MATERIAL TO PROCESS:
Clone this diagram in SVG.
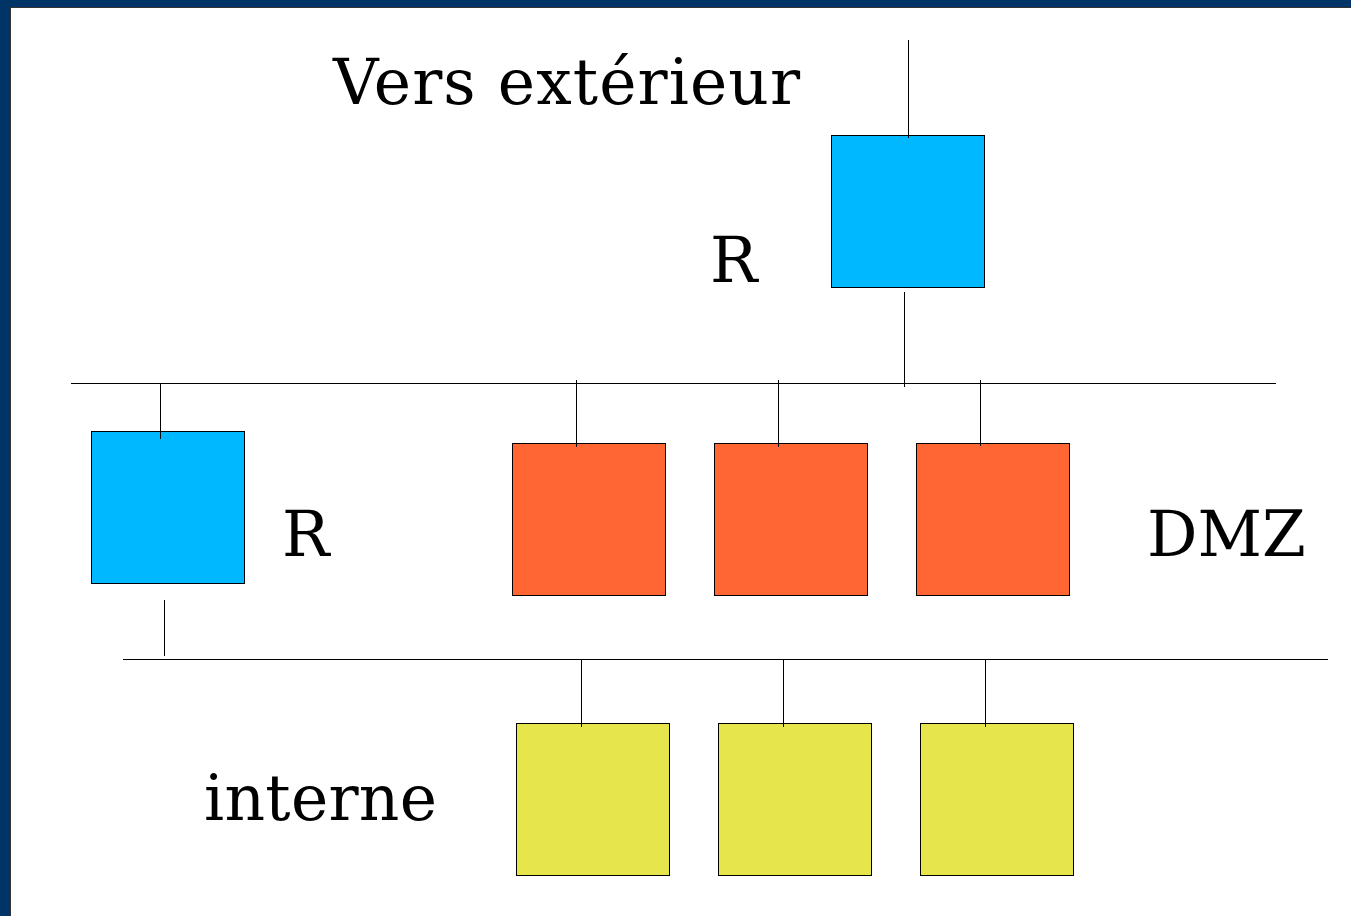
<svg xmlns="http://www.w3.org/2000/svg" width="1351" height="916" viewBox="0 0 1351 916">
<style>
.lbl{font-family:"DejaVu Serif",serif;font-size:63px;fill:#000}
.box{stroke:#000;stroke-width:1}
.blue{fill:#00b8ff}
.orange{fill:#ff6633}
.yellow{fill:#e6e64c}
.ln{stroke:#000;stroke-width:1;fill:none}
</style>
<rect x="0" y="0" width="1351" height="916" fill="#fff"/>
<rect x="0" y="0" width="1351" height="7" fill="#003366"/>
<rect x="0" y="0" width="10" height="916" fill="#003366"/>
<line x1="10.5" y1="7" x2="10.5" y2="916" stroke="#333" stroke-width="1"/>
<line x1="10" y1="7.5" x2="1351" y2="7.5" stroke="#333" stroke-width="1"/>
<g id="router-top"><rect class="box blue" x="831.5" y="135.5" width="153" height="152"/></g>
<g id="router-left"><rect class="box blue" x="91.5" y="431.5" width="153" height="152"/></g>
<g id="dmz1"><rect class="box orange" x="512.5" y="443.5" width="153" height="152"/></g>
<g id="dmz2"><rect class="box orange" x="714.5" y="443.5" width="153" height="152"/></g>
<g id="dmz3"><rect class="box orange" x="916.5" y="443.5" width="153" height="152"/></g>
<g id="int1"><rect class="box yellow" x="516.5" y="723.5" width="153" height="152"/></g>
<g id="int2"><rect class="box yellow" x="718.5" y="723.5" width="153" height="152"/></g>
<g id="int3"><rect class="box yellow" x="920.5" y="723.5" width="153" height="152"/></g>
<g id="connectors">
<line class="ln" x1="908.5" y1="40" x2="908.5" y2="138"/>
<line class="ln" x1="904.5" y1="292" x2="904.5" y2="387"/>
<line class="ln" x1="71" y1="383.5" x2="1276" y2="383.5"/>
<line class="ln" x1="160.5" y1="383" x2="160.5" y2="439"/>
<line class="ln" x1="164.5" y1="600" x2="164.5" y2="656"/>
<line class="ln" x1="123" y1="659.5" x2="1328" y2="659.5"/>
<line class="ln" x1="576.5" y1="380" x2="576.5" y2="447"/>
<line class="ln" x1="778.5" y1="380" x2="778.5" y2="447"/>
<line class="ln" x1="980.5" y1="380" x2="980.5" y2="446"/>
<line class="ln" x1="581.5" y1="659" x2="581.5" y2="727"/>
<line class="ln" x1="783.5" y1="659" x2="783.5" y2="727"/>
<line class="ln" x1="985.5" y1="659" x2="985.5" y2="727"/>
</g>
<g id="labels">
<text class="lbl" x="333" y="104" textLength="467" lengthAdjust="spacing">Vers extérieur</text>
<text class="lbl" x="710" y="282">R</text>
<text class="lbl" x="282" y="556">R</text>
<text class="lbl" x="1147" y="556">DMZ</text>
<text class="lbl" x="204" y="820" textLength="233" lengthAdjust="spacing">interne</text>
</g>
</svg>
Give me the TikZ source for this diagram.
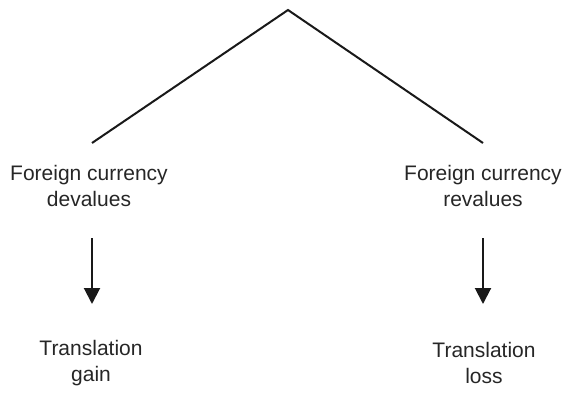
\documentclass[tikz,border=0pt]{standalone}
\usepackage{fontspec}
\setmainfont{Liberation Sans}
\usetikzlibrary{arrows.meta}
\begin{document}
\begin{tikzpicture}[x=1pt,y=-1pt,
  lbl/.style={align=center,inner sep=0pt,font=\fontsize{21}{25.5}\selectfont,text=black!85},
  branch/.style={line width=2pt,black!90},
  flow/.style={line width=2pt,black!90,-{Triangle[length=16pt,width=16pt]}}]
\useasboundingbox (0,0) rectangle (564,412);
\coordinate (apex) at (288,10);
\coordinate (lend) at (92,143);
\coordinate (rend) at (483,143);
\node[lbl,anchor=base] (dev) at (89,206) {Foreign currency\\devalues};
\node[lbl,anchor=base] (rev) at (483,206) {Foreign currency\\revalues};
\node[lbl,anchor=base] (gain) at (91,381) {Translation\\gain};
\node[lbl,anchor=base] (loss) at (484,383) {Translation\\loss};
\coordinate (la) at (92,238);
\coordinate (lb) at (92,304);
\coordinate (ra) at (483,238);
\coordinate (rb) at (483,304);
\draw[branch] (lend) -- (apex) -- (rend);
\draw[flow] (la) -- (lb);
\draw[flow] (ra) -- (rb);
\end{tikzpicture}
\end{document}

WHAT TO WORK ON: Your copy should match the entries exactly, minus the pictures.

TASK RESPONSE:
Clone this diagram in SVG.
<svg xmlns="http://www.w3.org/2000/svg" width="1351" height="916" viewBox="0 0 1351 916">
<style>
.lbl{font-family:"DejaVu Serif",serif;font-size:63px;fill:#000}
.box{stroke:#000;stroke-width:1}
.blue{fill:#00b8ff}
.orange{fill:#ff6633}
.yellow{fill:#e6e64c}
.ln{stroke:#000;stroke-width:1;fill:none}
</style>
<rect x="0" y="0" width="1351" height="916" fill="#fff"/>
<rect x="0" y="0" width="1351" height="7" fill="#003366"/>
<rect x="0" y="0" width="10" height="916" fill="#003366"/>
<line x1="10.5" y1="7" x2="10.5" y2="916" stroke="#333" stroke-width="1"/>
<line x1="10" y1="7.5" x2="1351" y2="7.5" stroke="#333" stroke-width="1"/>
<g id="router-top"><rect class="box blue" x="831.5" y="135.5" width="153" height="152"/></g>
<g id="router-left"><rect class="box blue" x="91.5" y="431.5" width="153" height="152"/></g>
<g id="dmz1"><rect class="box orange" x="512.5" y="443.5" width="153" height="152"/></g>
<g id="dmz2"><rect class="box orange" x="714.5" y="443.5" width="153" height="152"/></g>
<g id="dmz3"><rect class="box orange" x="916.5" y="443.5" width="153" height="152"/></g>
<g id="int1"><rect class="box yellow" x="516.5" y="723.5" width="153" height="152"/></g>
<g id="int2"><rect class="box yellow" x="718.5" y="723.5" width="153" height="152"/></g>
<g id="int3"><rect class="box yellow" x="920.5" y="723.5" width="153" height="152"/></g>
<g id="connectors">
<line class="ln" x1="908.5" y1="40" x2="908.5" y2="138"/>
<line class="ln" x1="904.5" y1="292" x2="904.5" y2="387"/>
<line class="ln" x1="71" y1="383.5" x2="1276" y2="383.5"/>
<line class="ln" x1="160.5" y1="383" x2="160.5" y2="439"/>
<line class="ln" x1="164.5" y1="600" x2="164.5" y2="656"/>
<line class="ln" x1="123" y1="659.5" x2="1328" y2="659.5"/>
<line class="ln" x1="576.5" y1="380" x2="576.5" y2="447"/>
<line class="ln" x1="778.5" y1="380" x2="778.5" y2="447"/>
<line class="ln" x1="980.5" y1="380" x2="980.5" y2="446"/>
<line class="ln" x1="581.5" y1="659" x2="581.5" y2="727"/>
<line class="ln" x1="783.5" y1="659" x2="783.5" y2="727"/>
<line class="ln" x1="985.5" y1="659" x2="985.5" y2="727"/>
</g>
<g id="labels">
<text class="lbl" x="333" y="104" textLength="467" lengthAdjust="spacing">Vers extérieur</text>
<text class="lbl" x="710" y="282">R</text>
<text class="lbl" x="282" y="556">R</text>
<text class="lbl" x="1147" y="556">DMZ</text>
<text class="lbl" x="204" y="820" textLength="233" lengthAdjust="spacing">interne</text>
</g>
</svg>
Give me the TikZ source for this diagram.
\documentclass[tikz,border=0pt]{standalone}
\usepackage{fontspec}
\setmainfont{Liberation Sans}
\usetikzlibrary{arrows.meta}
\begin{document}
\begin{tikzpicture}[x=1pt,y=-1pt,
  lbl/.style={align=center,inner sep=0pt,font=\fontsize{21}{25.5}\selectfont,text=black!85},
  branch/.style={line width=2pt,black!90},
  flow/.style={line width=2pt,black!90,-{Triangle[length=16pt,width=16pt]}}]
\useasboundingbox (0,0) rectangle (564,412);
\coordinate (apex) at (288,10);
\coordinate (lend) at (92,143);
\coordinate (rend) at (483,143);
\node[lbl,anchor=base] (dev) at (89,206) {Foreign currency\\devalues};
\node[lbl,anchor=base] (rev) at (483,206) {Foreign currency\\revalues};
\node[lbl,anchor=base] (gain) at (91,381) {Translation\\gain};
\node[lbl,anchor=base] (loss) at (484,383) {Translation\\loss};
\coordinate (la) at (92,238);
\coordinate (lb) at (92,304);
\coordinate (ra) at (483,238);
\coordinate (rb) at (483,304);
\draw[branch] (lend) -- (apex) -- (rend);
\draw[flow] (la) -- (lb);
\draw[flow] (ra) -- (rb);
\end{tikzpicture}
\end{document}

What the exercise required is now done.